My Complaints | Christopher George

July 8, 2020
My Complaints | Christopher George

         My first instinct nearly always is to complain. I’m good at it the way people are good at things they work at a lot, a practiced malcontent. One of my favorite songs is “Unsatisfied” by The Replacements, and my love of it is mostly down to Paul Westerberg just wailing “I’m so, I’m so unsatisfied” over and over again at the end. It’s a great tune if your default emotion is somewhere close to dead center between indignation and melancholy.

         You might expect then that this would be a fruitful time for me, watching along with the rest of humanity as we all flail, rudderless and leaderless in the grip of a global pandemic, anxiously refreshing my Twitter feed every five minutes to stay on top of which end times tribulation we’ll be dealing with next. You wouldn’t be wrong, but as the months have slipped by, something has become abundantly clear to me. I have absolutely nothing worth complaining about.
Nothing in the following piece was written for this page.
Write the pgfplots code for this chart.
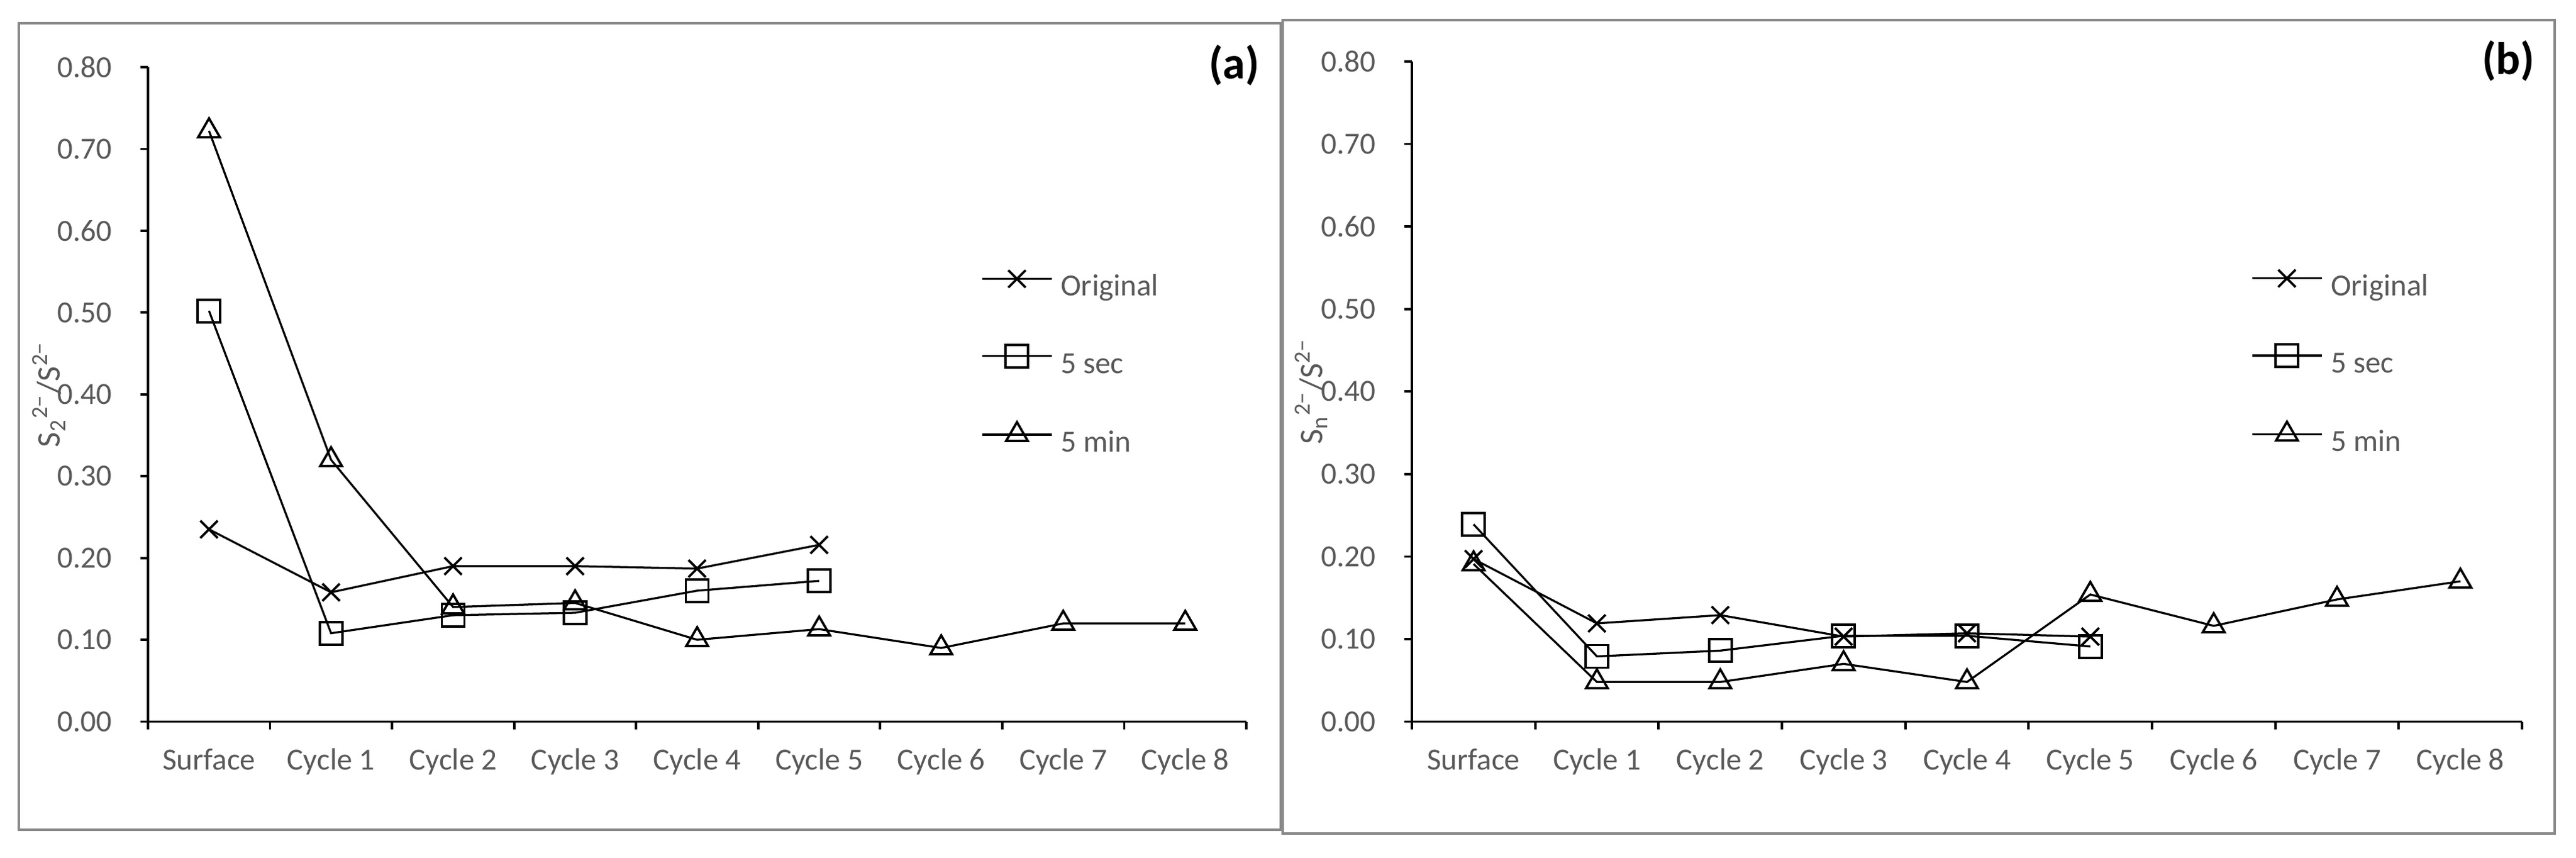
\documentclass[border=0pt]{standalone}
\usepackage{fontspec}
\setmainfont{Carlito}
\usepackage{pgfplots}
\pgfplotsset{compat=1.18}

\definecolor{txtgray}{RGB}{89,89,89}
\definecolor{framegray}{RGB}{137,137,137}

% shared look of both panels
\pgfplotsset{
  panel/.style={
    scale only axis,
    anchor=south west,
    clip=false,
    xmin=-0.5, xmax=8.5,
    ymin=0, ymax=0.8,
    axis x line*=bottom,
    axis y line*=left,
    axis line style={-, line width=0.75pt, black},
    tick align=outside,
    major tick length=2.5pt,
    tick style={black, line width=0.75pt},
    xtick={-0.5,0.5,1.5,2.5,3.5,4.5,5.5,6.5,7.5,8.5},
    xticklabel={\phantom{0}},
    extra x ticks={0,1,2,3,4,5,6,7,8},
    extra x tick labels={Surface,Cycle 1,Cycle 2,Cycle 3,Cycle 4,Cycle 5,Cycle 6,Cycle 7,Cycle 8},
    extra x tick style={major tick length=0pt},
    ytick={0,0.1,0.2,0.3,0.4,0.5,0.6,0.7,0.8},
    scaled y ticks=false,
    /pgf/number format/assume math mode=true,
    yticklabel style={/pgf/number format/fixed, /pgf/number format/fixed zerofill,
      /pgf/number format/precision=2},
    tick label style={font=\fontsize{9.8}{11}\selectfont, text=txtgray, inner sep=0pt},
    xticklabel style={anchor=base, yshift=-15.3pt},
    yticklabel style={anchor=east, xshift=-8.8pt},
    ylabel style={anchor=center, font=\fontsize{10.5}{12}\selectfont, text=txtgray},
    legend cell align=left,
    legend style={draw=none, fill=none, anchor=west, inner sep=0pt,
      row sep=13.1pt, column sep=2.6pt,
      nodes={inner sep=0pt, text height=7pt, text depth=2.5pt, text=txtgray,
             font=\fontsize{9.8}{11}\selectfont}},
    legend image code/.code={
      \draw[##1, mark repeat=2, mark phase=2]
        plot coordinates {(0pt,3.2pt) (11.1pt,3.2pt) (22.2pt,3.2pt)};
    },
  },
  orig/.style={black, line width=0.65pt, mark=x, mark size=3.9pt, mark options={line width=0.75pt}},
  sec/.style={black, line width=0.65pt, mark=square, mark size=3.6pt, mark options={line width=0.75pt}},
  min/.style={black, line width=0.65pt, mark=triangle, mark size=4pt, mark options={line width=0.75pt}},
}

\begin{document}
\begin{tikzpicture}
\useasboundingbox (0,0) rectangle (821.4pt,273.4pt);

\draw[framegray, line width=0.7pt] (6pt,8.8pt) rectangle (408.4pt,266pt);
\draw[framegray, line width=0.7pt] (409pt,7.6pt) rectangle (814.6pt,267pt);

% (a)
\begin{axis}[panel,
  at={(47.2pt,43.3pt)}, width=350.2pt, height=208.7pt,
  ylabel={S\textsubscript{2}\textsuperscript{2−}/S\textsuperscript{2−}},
  ylabel style={at={(axis description cs:-0.0902,0.5)}},
  legend style={at={(axis description cs:0.758,0.545)}},
]
\addplot[orig] coordinates {
  (0,0.235) (1,0.158) (2,0.190) (3,0.190) (4,0.187) (5,0.216)
};
\addlegendentry{Original}
\addplot[sec] coordinates {
  (0,0.502) (1,0.108) (2,0.130) (3,0.133) (4,0.160) (5,0.172)
};
\addlegendentry{5 sec}
\addplot[min] coordinates {
  (0,0.722) (1,0.320) (2,0.140) (3,0.145) (4,0.100) (5,0.113)
  (6,0.090) (7,0.120) (8,0.120)
};
\addlegendentry{5 min}
\node[font=\bfseries\fontsize{14.5}{17}\selectfont, text=black]
  at (axis description cs:0.989,1.003) {(a)};
\end{axis}

% (b)
\begin{axis}[panel,
  at={(450.2pt,43.3pt)}, width=354pt, height=210.5pt,
  ylabel={S\textsubscript{n}\textsuperscript{2−}/S\textsuperscript{2−}},
  ylabel style={at={(axis description cs:-0.0904,0.5)}},
  legend style={at={(axis description cs:0.7554,0.541)}},
]
\addplot[orig] coordinates {
  (0,0.197) (1,0.119) (2,0.129) (3,0.103) (4,0.107) (5,0.103)
};
\addlegendentry{Original}
\addplot[sec] coordinates {
  (0,0.239) (1,0.079) (2,0.086) (3,0.104) (4,0.104) (5,0.091)
};
\addlegendentry{5 sec}
\addplot[min] coordinates {
  (0,0.191) (1,0.048) (2,0.048) (3,0.070) (4,0.048) (5,0.154)
  (6,0.116) (7,0.148) (8,0.170)
};
\addlegendentry{5 min}
\node[font=\bfseries\fontsize{14.5}{17}\selectfont, text=black]
  at (axis description cs:0.9876,1.001) {(b)};
\end{axis}
\end{tikzpicture}
\end{document}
         It’s not that I don’t have complaints. I’ve got loads. I haven’t been to the gym since March, so I started running more often to make up for it, which left me with hip bursitis, which still hasn’t healed enough to start running again. I miss going out for drinks and being annoyed by small talk with acquaintances. The apartment I share with my partner is small and spending so much time in it makes it seem smaller. My job is stressful because I work in local government communications and that’s not a very fun field to be in right now.

         But then there’s that Twitter feed, with its posts about a coming tidal wave of evictions, about a six-figure death toll and a COVID-19 surge that could hit 100,000 new cases per day, about the highest unemployment rate since the Great Depression. Set against that background are horrifying videos and stories of racial injustice and murder of Black people that further unmask the systemic violence and dehumanization that have underpinned our society from its beginnings. The foundational rot at the heart of America is exposed again for everyone with the willingness to see it, and this time it sits alongside the aptly named novel coronavirus, with all the new societal fractures its spread creates.

         Even if I wasn’t a news-obsessed politico who checks headlines within 30 seconds of waking up every morning, I’d like to think I’m savvy enough to read the room right now and figure out that it’s probably not the time for a middle class white guy to spend a lot of effort detailing his personal little life annoyances. 

         I’m not one of the millions of people without a job. I’m not going to be evicted. I don’t worry about being murdered because I went for a run in the wrong place. I will be okay, and lots of people are not okay and won’t be. Even if I end up getting sick, that will in all likelihood still be true. 

         Everything about my personal experiences since March drives home a central point of my existence, that I and other people like me are shielded from the worst effects of pretty much every kind of major crisis that the world can throw at humanity. That doesn’t mean bad things can’t happen to me or that privileged people aren’t dying in this pandemic too. It just means that understanding your place in the pandemic can tell you a lot about your place in the world. COVID-19 reveals—like every other crisis before it—the disconnect between American ideals and the lives of actual Americans.

         What I hope I’ve learned in the face of that reality is that I should listen a lot more than I talk and that I should be kind even when I don’t want to be. I fail at both often, but I think it’s important to keep trying. I’ve had reinforced the knowledge that I should always pay attention to the current struggles of people I don’t know, who do not look like me, people who, right now, are not experiencing this pandemic the way I am. 

         I’ve also come to understand that if we don’t make something from this—if we don’t find ways to help alleviate the acute inequities we see on display in the midst of this pandemic and also begin to finally reckon with the chronic inequities that set the stage for it in the first place—all of it will have been for nothing.

         I don’t know what that full reckoning looks like exactly, and I don’t think we have to know yet, but the process must begin now. COVID-19 is a mindless virus without an agenda, but the pandemic it created carves a swath through our conceits about American exceptionalism and holds up a mirror to show us who we really are. What we do in response to the image we see matters a lot more than my hip bursitis or people’s canceled vacations or entitled grievances about face mask ordinances. 

         If we thoughtlessly go back to a world where my personal complaints during our collective worst times are embarrassingly small and not worth mentioning—where from the comfort of my couch I read about horrors I’m shielded from by design—then we will have missed the moment to begin the enormous, generational work of reimagining that world. That would be a far greater disaster than anything a virus alone could ever cause.
 

Christopher George is a Spartanburg native and is Communications and Marketing Manager for the City of Spartanburg. He lives downtown with his partner Kate and their adorable cowdog Holstein.